In Minneapolis, workers and business owners packed hearings to air their different takes on the issue, but ultimately, consensus was found--at least on the city council.

"Just five months after an acrimonious city budget debate that left the council divided, the 13-member council has now mustered unanimous support for a pair of policies many members called historic," wrote Peter Callaghan. "...Mayor Betsy Hodges called the paid leave ordinance a 'landmark measure,' saying the lack of paid sick leave is a public health issue, and that the lack of paid leave falls most-heavily on lower wage workers that are predominantly women and people of color."
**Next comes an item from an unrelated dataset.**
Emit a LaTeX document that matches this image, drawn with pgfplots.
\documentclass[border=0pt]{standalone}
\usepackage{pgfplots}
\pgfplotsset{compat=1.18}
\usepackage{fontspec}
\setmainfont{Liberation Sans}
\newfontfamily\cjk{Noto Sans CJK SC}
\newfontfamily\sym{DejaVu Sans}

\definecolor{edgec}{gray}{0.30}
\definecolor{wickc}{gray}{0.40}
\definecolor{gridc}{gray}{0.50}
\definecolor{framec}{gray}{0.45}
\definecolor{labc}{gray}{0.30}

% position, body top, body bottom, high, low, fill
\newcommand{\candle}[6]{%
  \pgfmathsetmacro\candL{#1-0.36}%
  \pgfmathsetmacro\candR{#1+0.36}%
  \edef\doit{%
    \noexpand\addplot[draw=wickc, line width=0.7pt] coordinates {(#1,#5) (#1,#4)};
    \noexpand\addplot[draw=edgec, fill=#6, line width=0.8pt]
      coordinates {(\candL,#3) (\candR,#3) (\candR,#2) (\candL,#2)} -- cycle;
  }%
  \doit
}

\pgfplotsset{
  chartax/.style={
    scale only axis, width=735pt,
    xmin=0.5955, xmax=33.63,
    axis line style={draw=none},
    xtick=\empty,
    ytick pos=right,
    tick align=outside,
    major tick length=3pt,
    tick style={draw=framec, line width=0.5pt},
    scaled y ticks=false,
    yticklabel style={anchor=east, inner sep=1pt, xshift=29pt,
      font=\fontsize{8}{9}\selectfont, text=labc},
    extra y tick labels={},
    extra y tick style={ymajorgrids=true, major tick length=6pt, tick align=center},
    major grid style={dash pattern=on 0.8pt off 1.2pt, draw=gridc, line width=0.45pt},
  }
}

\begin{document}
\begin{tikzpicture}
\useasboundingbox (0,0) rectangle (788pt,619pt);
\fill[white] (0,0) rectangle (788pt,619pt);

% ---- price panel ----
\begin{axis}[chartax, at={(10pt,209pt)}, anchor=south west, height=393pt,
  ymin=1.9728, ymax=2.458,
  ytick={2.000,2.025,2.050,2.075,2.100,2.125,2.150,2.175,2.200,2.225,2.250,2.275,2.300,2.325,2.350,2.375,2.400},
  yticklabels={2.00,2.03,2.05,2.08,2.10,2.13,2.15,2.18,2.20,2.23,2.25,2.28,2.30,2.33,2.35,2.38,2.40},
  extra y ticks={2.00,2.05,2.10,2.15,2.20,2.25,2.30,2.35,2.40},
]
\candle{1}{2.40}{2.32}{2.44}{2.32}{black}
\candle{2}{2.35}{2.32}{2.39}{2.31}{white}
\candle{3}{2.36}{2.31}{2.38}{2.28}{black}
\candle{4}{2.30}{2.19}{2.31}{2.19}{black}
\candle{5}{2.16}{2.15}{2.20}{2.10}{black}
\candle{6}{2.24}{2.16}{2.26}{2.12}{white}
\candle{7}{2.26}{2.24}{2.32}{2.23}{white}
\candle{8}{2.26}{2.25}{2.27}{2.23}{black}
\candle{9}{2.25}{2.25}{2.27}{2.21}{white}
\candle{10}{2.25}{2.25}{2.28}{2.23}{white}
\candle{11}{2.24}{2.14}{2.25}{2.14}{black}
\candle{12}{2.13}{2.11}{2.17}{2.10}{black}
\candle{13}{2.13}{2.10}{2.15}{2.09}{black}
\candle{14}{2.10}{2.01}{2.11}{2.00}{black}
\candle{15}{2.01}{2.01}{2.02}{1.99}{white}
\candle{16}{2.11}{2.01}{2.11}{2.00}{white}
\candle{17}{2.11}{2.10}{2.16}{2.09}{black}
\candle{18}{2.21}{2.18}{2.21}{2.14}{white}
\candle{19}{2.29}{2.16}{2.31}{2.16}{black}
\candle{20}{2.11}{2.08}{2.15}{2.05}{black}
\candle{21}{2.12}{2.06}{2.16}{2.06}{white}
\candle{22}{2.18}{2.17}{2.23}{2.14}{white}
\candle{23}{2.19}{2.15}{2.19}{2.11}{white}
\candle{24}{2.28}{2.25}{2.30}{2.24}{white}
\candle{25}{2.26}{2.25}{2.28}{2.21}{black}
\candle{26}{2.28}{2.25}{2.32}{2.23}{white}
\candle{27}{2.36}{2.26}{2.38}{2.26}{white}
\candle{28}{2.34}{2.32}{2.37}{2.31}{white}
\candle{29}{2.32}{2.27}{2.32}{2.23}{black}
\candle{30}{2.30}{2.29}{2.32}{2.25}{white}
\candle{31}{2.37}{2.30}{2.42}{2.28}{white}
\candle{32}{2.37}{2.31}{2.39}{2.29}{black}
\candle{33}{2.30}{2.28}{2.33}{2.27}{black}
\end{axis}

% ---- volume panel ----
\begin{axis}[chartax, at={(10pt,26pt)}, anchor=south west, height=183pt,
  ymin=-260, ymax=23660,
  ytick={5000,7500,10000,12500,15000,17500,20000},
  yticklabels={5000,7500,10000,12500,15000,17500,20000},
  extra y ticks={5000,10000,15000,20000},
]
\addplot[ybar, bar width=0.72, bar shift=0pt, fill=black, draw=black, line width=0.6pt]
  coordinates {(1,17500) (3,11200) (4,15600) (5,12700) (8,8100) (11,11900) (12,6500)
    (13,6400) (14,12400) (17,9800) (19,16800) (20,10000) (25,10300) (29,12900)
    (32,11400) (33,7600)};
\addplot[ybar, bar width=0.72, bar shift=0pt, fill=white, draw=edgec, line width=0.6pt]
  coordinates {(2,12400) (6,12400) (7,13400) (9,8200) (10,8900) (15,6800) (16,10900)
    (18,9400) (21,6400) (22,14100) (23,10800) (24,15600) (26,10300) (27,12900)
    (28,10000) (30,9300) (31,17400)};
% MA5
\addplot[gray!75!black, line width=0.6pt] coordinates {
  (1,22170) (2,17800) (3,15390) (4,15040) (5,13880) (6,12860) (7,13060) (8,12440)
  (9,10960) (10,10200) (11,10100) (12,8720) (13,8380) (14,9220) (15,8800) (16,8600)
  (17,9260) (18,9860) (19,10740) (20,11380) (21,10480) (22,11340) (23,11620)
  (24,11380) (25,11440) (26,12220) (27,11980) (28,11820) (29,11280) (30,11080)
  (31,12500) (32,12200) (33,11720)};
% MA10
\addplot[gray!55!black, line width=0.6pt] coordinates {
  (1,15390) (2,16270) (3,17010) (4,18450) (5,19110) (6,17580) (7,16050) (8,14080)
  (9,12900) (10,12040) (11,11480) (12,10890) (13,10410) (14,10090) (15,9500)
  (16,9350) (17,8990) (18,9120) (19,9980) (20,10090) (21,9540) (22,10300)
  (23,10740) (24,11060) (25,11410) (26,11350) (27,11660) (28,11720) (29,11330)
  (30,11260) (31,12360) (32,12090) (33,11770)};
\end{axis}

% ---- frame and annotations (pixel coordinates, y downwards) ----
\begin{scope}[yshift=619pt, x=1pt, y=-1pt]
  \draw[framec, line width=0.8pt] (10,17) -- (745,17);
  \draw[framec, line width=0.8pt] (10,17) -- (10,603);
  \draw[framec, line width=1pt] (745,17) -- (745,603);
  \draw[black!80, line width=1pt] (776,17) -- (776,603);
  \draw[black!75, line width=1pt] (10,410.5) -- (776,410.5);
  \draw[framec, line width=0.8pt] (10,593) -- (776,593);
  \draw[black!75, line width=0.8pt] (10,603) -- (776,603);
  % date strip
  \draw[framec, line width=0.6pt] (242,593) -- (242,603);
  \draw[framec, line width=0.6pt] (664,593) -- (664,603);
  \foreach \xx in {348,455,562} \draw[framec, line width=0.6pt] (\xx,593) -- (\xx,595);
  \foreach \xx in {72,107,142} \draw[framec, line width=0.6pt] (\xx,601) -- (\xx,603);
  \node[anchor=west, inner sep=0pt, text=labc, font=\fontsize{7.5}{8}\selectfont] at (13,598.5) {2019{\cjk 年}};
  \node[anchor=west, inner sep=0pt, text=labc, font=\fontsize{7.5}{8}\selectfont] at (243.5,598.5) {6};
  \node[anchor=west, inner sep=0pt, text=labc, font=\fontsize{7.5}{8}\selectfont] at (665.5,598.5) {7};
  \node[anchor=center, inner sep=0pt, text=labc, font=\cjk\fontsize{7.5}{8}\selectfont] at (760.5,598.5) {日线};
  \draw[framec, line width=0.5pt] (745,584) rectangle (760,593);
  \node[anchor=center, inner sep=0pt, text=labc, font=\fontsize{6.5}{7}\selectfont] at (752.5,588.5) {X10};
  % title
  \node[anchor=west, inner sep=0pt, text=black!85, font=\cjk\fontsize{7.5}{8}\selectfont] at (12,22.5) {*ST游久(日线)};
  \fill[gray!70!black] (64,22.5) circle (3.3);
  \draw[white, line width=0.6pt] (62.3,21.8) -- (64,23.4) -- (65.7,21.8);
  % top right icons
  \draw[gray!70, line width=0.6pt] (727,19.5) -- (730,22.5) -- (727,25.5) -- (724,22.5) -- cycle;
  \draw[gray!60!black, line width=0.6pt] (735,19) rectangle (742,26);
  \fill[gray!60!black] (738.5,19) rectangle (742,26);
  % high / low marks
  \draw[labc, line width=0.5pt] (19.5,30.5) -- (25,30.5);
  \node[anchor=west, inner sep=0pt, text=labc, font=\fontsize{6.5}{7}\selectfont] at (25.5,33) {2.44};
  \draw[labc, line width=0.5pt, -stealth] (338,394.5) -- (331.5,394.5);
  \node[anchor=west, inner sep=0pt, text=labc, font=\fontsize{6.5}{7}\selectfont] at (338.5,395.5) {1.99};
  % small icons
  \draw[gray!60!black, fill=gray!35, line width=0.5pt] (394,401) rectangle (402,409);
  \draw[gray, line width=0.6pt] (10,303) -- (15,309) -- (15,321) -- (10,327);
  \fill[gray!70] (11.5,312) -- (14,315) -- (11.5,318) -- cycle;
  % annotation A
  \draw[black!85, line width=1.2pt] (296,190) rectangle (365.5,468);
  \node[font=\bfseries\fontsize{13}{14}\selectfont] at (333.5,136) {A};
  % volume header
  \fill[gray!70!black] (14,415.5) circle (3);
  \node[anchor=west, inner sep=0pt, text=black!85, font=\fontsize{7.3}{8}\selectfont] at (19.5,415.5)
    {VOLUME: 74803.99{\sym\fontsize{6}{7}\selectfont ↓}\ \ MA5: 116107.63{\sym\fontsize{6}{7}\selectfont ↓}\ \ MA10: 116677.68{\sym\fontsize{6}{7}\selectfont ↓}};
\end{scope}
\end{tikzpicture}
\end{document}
However, there are signs that the debate is not over. In an opinion piece published June 2 in the Minneapolis Star Tribune, Peter Nelson, vice president for the Center of the American Experiment, argued that the city may not have legal standing to pass such a law. "Paid sick leave is clearly a matter of statewide concern and, therefore, should not be subject to local regulation," Nelson wrote. "...A city can pass a law on issues of statewide concern only when it is given explicit authority from the state." This may signal that business groups are preparing to challenge the new ordinance in court, trying for a ruling that would bounce the issue to the state legislature, which may be less friendly to the concept. Whether such a lawsuit can be successful remains to be seen, but the future of Minneapolis' paid leave ordinance seems much less clear than it did at the beginning of the month.